Mezzo-soprano Jennifer Johnson Cano, with her husband, pianist Christopher Cano, will spend two weeks in Tucson performing and visiting with relatives and friends.

This weekend is like homecoming for mezzo-soprano Jennifer Johnson Cano.

The New York singer, a regular on the Metropolitan Opera stage and an in-demand guest with some of the country’s top orchestras, slips into Tucson a couple of times a year with her native Tucsonan husband, pianist Christopher Cano.

But this trip will be filled with new discoveries, including her debut with the Tucson Symphony Orchestra doing works she has never performed with an orchestra. She also will be part of the orchestra’s first-ever performance of Berlioz’s choral masterpiece “The Damnation of Faust.” Cano joins tenor William Burden and bass-baritone Jordan Bisch for performances next weekend in what the orchestra is billing as the first time the work has ever been performed here professionally.

“It’s going to be a lot of fun for the orchestra and everyone involved,” Cano said last week in a phone interview from her New York home.

Cano is pulling double-duty with the TSO. Friday she will perform the first of three MasterWorks concerts with the orchestra, singing Berlioz’s “Les nuits d’été” and Ravel’s Trois poèmes de Stéphane Mallarmé — two pieces she has never before performed with an orchestra.

Next weekend she reunites with Burden and Bisch, with whom she has performed before, for “Faust,” a piece she describes as a heavy-hitting tragedy that might not fit in with some people’s romantic notions of Valentine’s Day.

“It’s actually quite tragic,” she said. “But … it has a little bit of everything. Marguerite and Faust have the love story and the betrayal. And you have Marguerite going from a rather naive and innocent place to (being) an abandoned woman in a very tragic situation.

“And then you have Faust on this massive journey of not knowing what he wants,” added the 29-year-old St. Louis native.

Of course, there’s the devil himself Méphistophélès, who Cano said is evil but just charming enough to make him likable.

The TSO Chorus, meanwhile, fills in all the other characters, including the villagers and townspeople.

“You have throughout all of the evening sort of demonic music. You have sort of a country-style folk music when the chorus represents the village and the people of the town. And really you have a strange and dysfunctional relationship throughout the evening that makes for a varied night,” she explained. “But the ultimate end it is more of a tragic story than anything else.”

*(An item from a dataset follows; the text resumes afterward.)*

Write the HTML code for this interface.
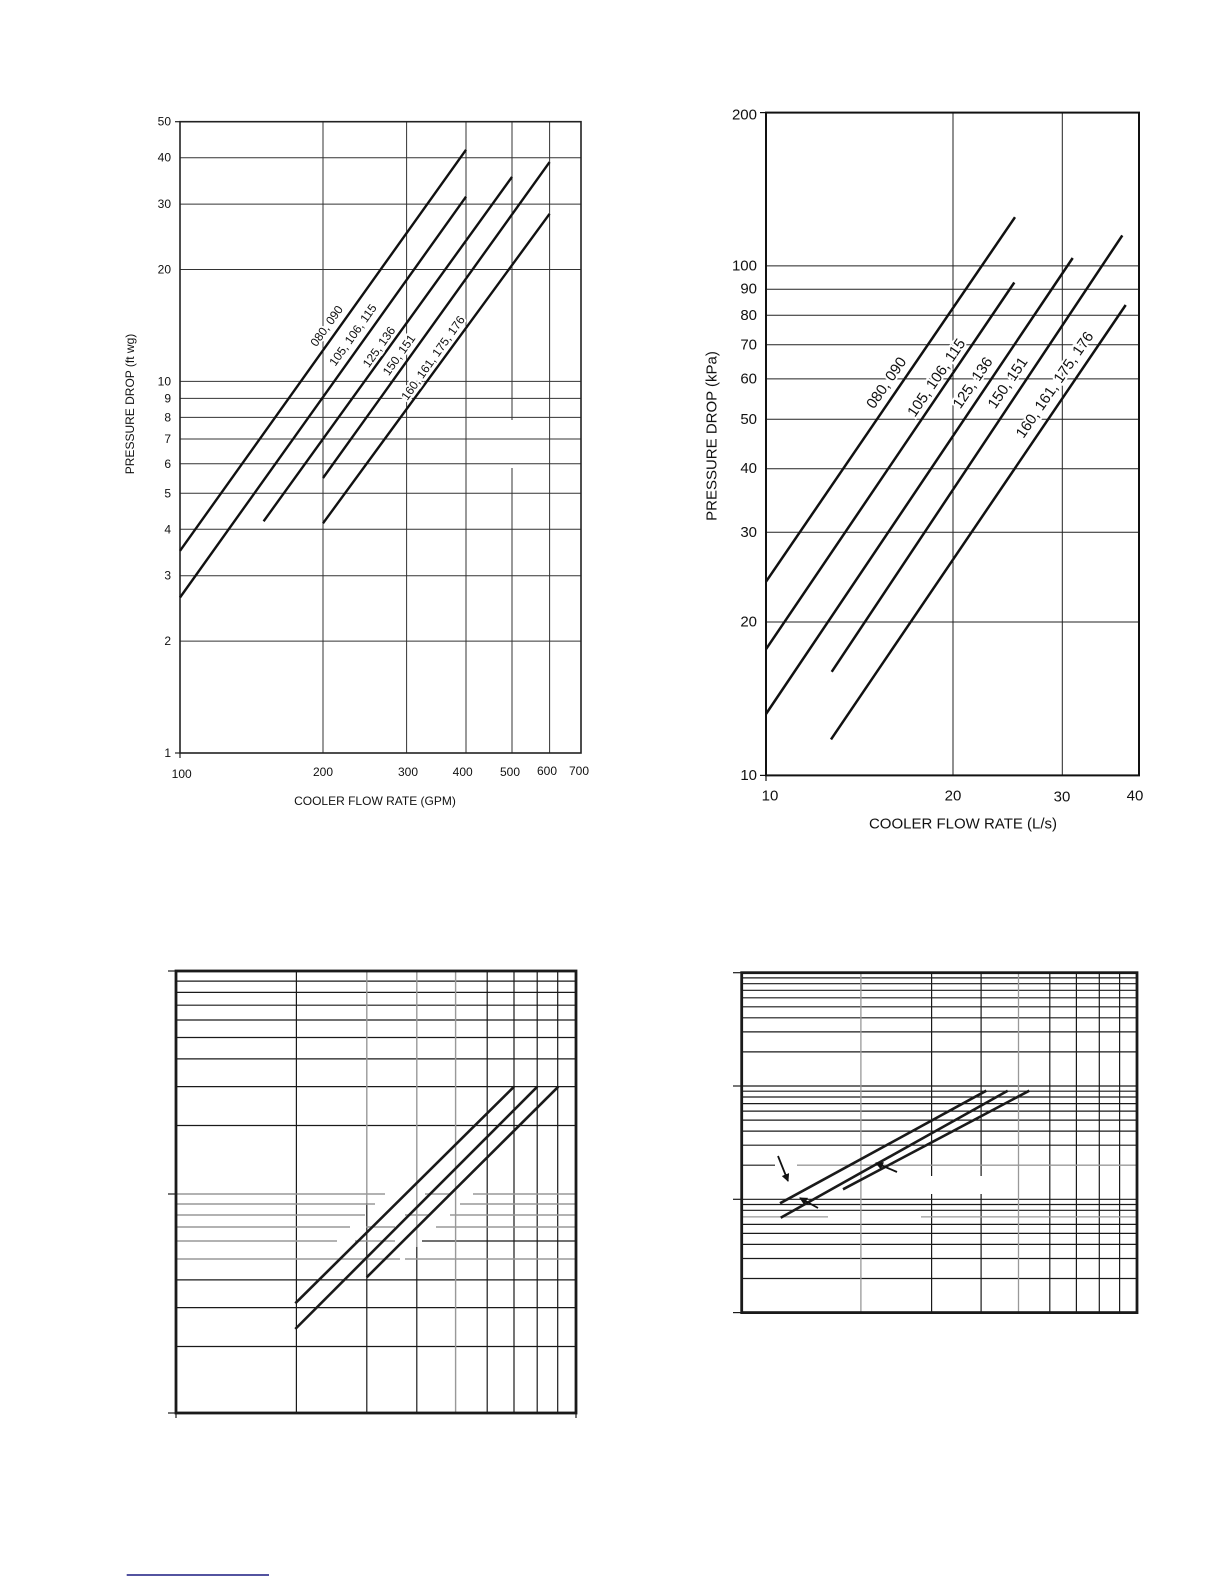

Cano was last here in September when she and Christopher Cano performed a recital at his alma mater, the University of Arizona. The performance was a run-up to the couple’s concert at Carnegie Hall in October and a chance to perform for Cano’s family and friends who couldn’t make the trip to New York.

On this trip, the couple, who have been married just over three years, will get to spend two weeks in Tucson, enough time to catch up with family and friends and spend time in the kitchen of Cano’s mother-in-law, learning her culinary secrets.

“Although I enjoy all of the restaurants, I must eat my mother-in-law’s cooking,” she said with a giggle. “We’re going to be there for two weeks, so that means I get to eat a lot and learn a lot … about how she makes things so that when Chris gets a little homesick we can go to the store and buy some stuff and make something with a little more taste of home.”